The store has a solid customer base.
Connor Cundall, 30, an Everett welder, likes talking about movies with the workers and gambling with quarters in the gumball machine.
“They have a way better selection of old stuff,” he said, mentioning the 2001 comedy “Out Cold” as an example. “It’s hit or miss if they’ll have those old movies on Hulu or Netflix and I don’t pirate anything.”
Lisa D’Andrea, an Everett mother of three, has been a regular for more than 20 years. She takes advantage of the free rentals for her kids and sometimes picks up something for herself.
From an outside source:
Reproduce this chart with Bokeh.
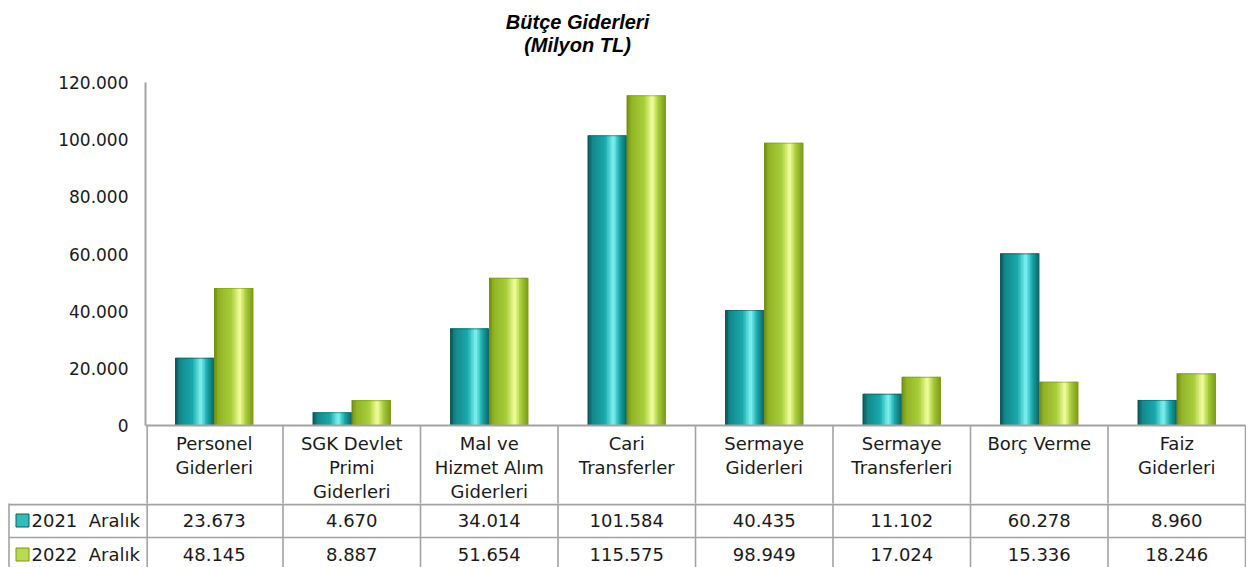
from bokeh.plotting import figure
from bokeh.models import ColumnDataSource, Range1d, FixedTicker
from bokeh.layouts import column
from bokeh.embed import file_html
from bokeh.resources import INLINE
from bokeh.core.properties import value

# ---------------- data ----------------
categories = ["Personel\nGiderleri", "SGK Devlet\nPrimi\nGiderleri",
              "Mal ve\nHizmet Alım\nGiderleri", "Cari\nTransferler",
              "Sermaye\nGiderleri", "Sermaye\nTransferleri", "Borç Verme",
              "Faiz\nGiderleri"]
series_names = ["2021\u00a0 Aralık", "2022\u00a0 Aralık"]
values_2021 = [23673, 4670, 34014, 101584, 40435, 11102, 60278, 8960]
values_2022 = [48145, 8887, 51654, 115575, 98949, 17024, 15336, 18246]
y_ticks = [0, 20000, 40000, 60000, 80000, 100000, 120000]
y_tick_labels = ["0", "20.000", "40.000", "60.000", "80.000", "100.000", "120.000"]
title_lines = ["Bütçe Giderleri", "(Milyon TL)"]

# ---------------- style / layout (page pixels) ----------------
FONT = "DejaVu Sans"
COL_PX = 137.5          # width of one category column
AXIS_X = 145            # page x of the value axis
W = 1246
BASE_Y = 425            # page y of value 0
PLOT_H_PX = 343         # px for 0..120000
HEAD_BOTTOM = 503       # bottom of category-label row
ROW_H = 34
H_A = HEAD_BOTTOM
H_B = 567 - HEAD_BOTTOM
GRID_COL = "#a3a3a3"
TEXT_COL = "#1a1a1a"

teal_stops = [(0.0, "#0a4a4d"), (0.12, "#10868a"), (0.45, "#18a9ac"),
              (0.66, "#80f3f3"), (0.82, "#19a8ab"), (1.0, "#0b6366")]
lime_stops = [(0.0, "#6a880e"), (0.12, "#91b324"), (0.45, "#a8ce3a"),
              (0.66, "#f3ff9e"), (0.82, "#a5ca37"), (1.0, "#799915")]


def hex2rgb(h):
    h = h.lstrip("#")
    return [int(h[k:k + 2], 16) for k in (0, 2, 4)]


def shade(stops, t):
    for (t0, c0), (t1, c1) in zip(stops[:-1], stops[1:]):
        if t0 <= t <= t1:
            f = (t - t0) / (t1 - t0)
            a, b = hex2rgb(c0), hex2rgb(c1)
            return "#%02x%02x%02x" % tuple(int(round(a[k] + (b[k] - a[k]) * f)) for k in range(3))
    return stops[-1][1]


def fmt(v):
    return f"{v:,}".replace(",", ".")


n_cat = len(categories)
y_max = y_ticks[-1]
px_per_val = PLOT_H_PX / y_max


def vy(page_y):
    return (BASE_Y - page_y) / px_per_val


# ---------------- chart figure (incl. category row) ----------------
pA = figure(width=W, height=H_A, output_backend="svg", toolbar_location=None,
            x_range=Range1d(0, (W - AXIS_X) / COL_PX),
            y_range=Range1d(vy(H_A), vy(0)),
            x_axis_location=None, min_border_left=AXIS_X, min_border_right=0,
            min_border_top=0, min_border_bottom=0)
pA.frame_align = False
pA.outline_line_color = None
pA.xgrid.visible = False
pA.ygrid.visible = False
pA.background_fill_color = "white"
pA.border_fill_color = "white"

ax = pA.yaxis[0]
ax.ticker = FixedTicker(ticks=y_ticks)
ax.major_label_overrides = {t: l for t, l in zip(y_ticks, y_tick_labels)}
ax.bounds = (y_ticks[0], y_ticks[-1])
ax.axis_line_color = GRID_COL
ax.axis_line_width = 2
ax.major_tick_line_color = None
ax.minor_tick_line_color = None
ax.major_tick_out = 0
ax.major_tick_in = 0
ax.major_label_standoff = 17
ax.major_label_text_font = FONT
ax.major_label_text_font_size = "17px"
ax.major_label_text_color = TEXT_COL

bw = 39 / COL_PX
n_strips = 26
xs, tops, cols = [], [], []
for s, (vals, stops) in enumerate([(values_2021, teal_stops), (values_2022, lime_stops)]):
    for i, v in enumerate(vals):
        left = i + 0.5 + (s - 1) * bw
        for j in range(n_strips):
            t = (j + 0.5) / n_strips
            xs.append(left + t * bw)
            tops.append(v)
            cols.append(shade(stops, t))
src = ColumnDataSource(dict(x=xs, top=tops, color=cols))
pA.vbar(x="x", top="top", bottom=0, width=bw / n_strips * 1.3, fill_color="color",
        line_color=None, source=src)

# thin top edge of each bar
edge_x, edge_top, edge_col = [], [], []
for s, (vals, ec) in enumerate([(values_2021, "#0c5c5f"), (values_2022, "#7a9a18")]):
    for i, v in enumerate(vals):
        edge_x.append(i + 0.5 + (s - 0.5) * bw)
        edge_top.append(v)
        edge_col.append(ec)
pA.vbar(x=edge_x, top=edge_top, bottom=[t - 1.2 / px_per_val for t in edge_top],
        width=bw * 0.94, fill_color=edge_col, line_color=None, fill_alpha=0.55)

# title
title_x = (577 - AXIS_X) / COL_PX
pA.text(x=[title_x, title_x], y=[vy(21), vy(44)],
        text=title_lines, text_font=value("Liberation Sans"), text_font_style="bold italic",
        text_font_size="20px", text_align="center", text_baseline="middle", text_color="black")

# category row of the table: base line, column lines, labels
pA.segment(x0=[0], y0=[0], x1=[n_cat], y1=[0], line_color=GRID_COL, line_width=2)
cx = [i + (0.012 if i == 0 else 0) for i in range(n_cat + 1)]
pA.segment(x0=cx, y0=[0] * len(cx), x1=cx, y1=[vy(H_A + 5)] * len(cx),
           line_color=GRID_COL, line_width=1.6)
pA.text(x=[i + 0.5 for i in range(n_cat)], y=[vy(432)] * n_cat, text=categories,
        text_font=value(FONT), text_font_size="18px", text_align="center",
        text_baseline="top", text_line_height=1.15, text_color=TEXT_COL)

# ---------------- value rows figure ----------------
x_start = -AXIS_X / COL_PX
x_end = x_start + W / COL_PX
pB = figure(width=W, height=H_B, output_backend="svg", toolbar_location=None,
            x_range=Range1d(x_start, x_end), y_range=Range1d(H_B, 0),
            x_axis_location=None, y_axis_location=None,
            min_border_left=0, min_border_right=0, min_border_top=0, min_border_bottom=0)
pB.frame_align = False
pB.outline_line_color = None
pB.xgrid.visible = False
pB.ygrid.visible = False
pB.border_fill_color = "white"

row_tops = [k * ROW_H for k in range(len(series_names))]
left_edge = x_start + 8.5 / COL_PX

hy = [1] + row_tops[1:]
pB.segment(x0=[left_edge] * len(hy), y0=hy, x1=[n_cat] * len(hy), y1=hy,
           line_color=GRID_COL, line_width=[2] + [1.6] * (len(hy) - 1))
vx = [left_edge] + [i + (0.012 if i == 0 else 0) for i in range(n_cat + 1)]
pB.segment(x0=vx, y0=[-5] * len(vx), x1=vx, y1=[H_B + 5] * len(vx),
           line_color=GRID_COL, line_width=1.6)

for k, vals in enumerate([values_2021, values_2022]):
    yc = row_tops[k] + ROW_H / 2
    pB.text(x=[i + 0.5 for i in range(n_cat)], y=[yc] * n_cat, text=[fmt(v) for v in vals],
            text_font=value(FONT), text_font_size="18px", text_align="center",
            text_baseline="middle", text_color=TEXT_COL)

key_cols = [shade(teal_stops, 0.5), shade(lime_stops, 0.5)]
key_line = ["#0c5c5f", "#7a9a18"]
ky = [row_tops[k] + ROW_H / 2 for k in range(len(series_names))]
pB.scatter(x=[x_start + 22 / COL_PX] * len(ky), y=ky, marker="square", size=13,
           fill_color=key_cols, line_color=key_line, line_width=1)
pB.text(x=[x_start + 31 / COL_PX] * len(ky), y=ky, text=series_names,
        text_font=value(FONT), text_font_size="18px", text_align="left",
        text_baseline="middle", text_color=TEXT_COL)

layout = column(pA, pB, spacing=0)
html = file_html(layout, INLINE)
html = html.replace("</head>", "<style>html,body{overflow:hidden;}</style></head>", 1)
open("out.html", "w").write(html)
“We use Amazon and Netflix. I can’t choose movies well,” she said. “I enjoy walking through and looking at the covers.”
Daniel Johnson, 30, was a customer before becoming an employee five years ago.
“I was coming to get movies all the time and they had an opening,” Johnson said.
His three daughters, ages 9, 11 and 12, are the entrepreneurs behind those cute $4 plastic containers filled with licorice, gummy bears and chocolates stacked on the counter.
“So far they’ve put $1,200 away in their bank account and they’ve made $1,200 in their pocket. Basically they’ve made $2,400,” Johnson said.
Irvine would like to eventually dip into his own version of the candy coffers and retire.
In terms of selling the place, “Banks would view it as a bad risk,” Irvine said. “I would look at it askance, too, unless they paid me cash.”
If he hangs on long enough, maybe Johnson’s daughters can buy it.
Want free videos?
Go to your local library.
Libraries have thousands of DVDs and Blu-Rays of movies and TV series, and also offer free streaming. All it takes is a library card.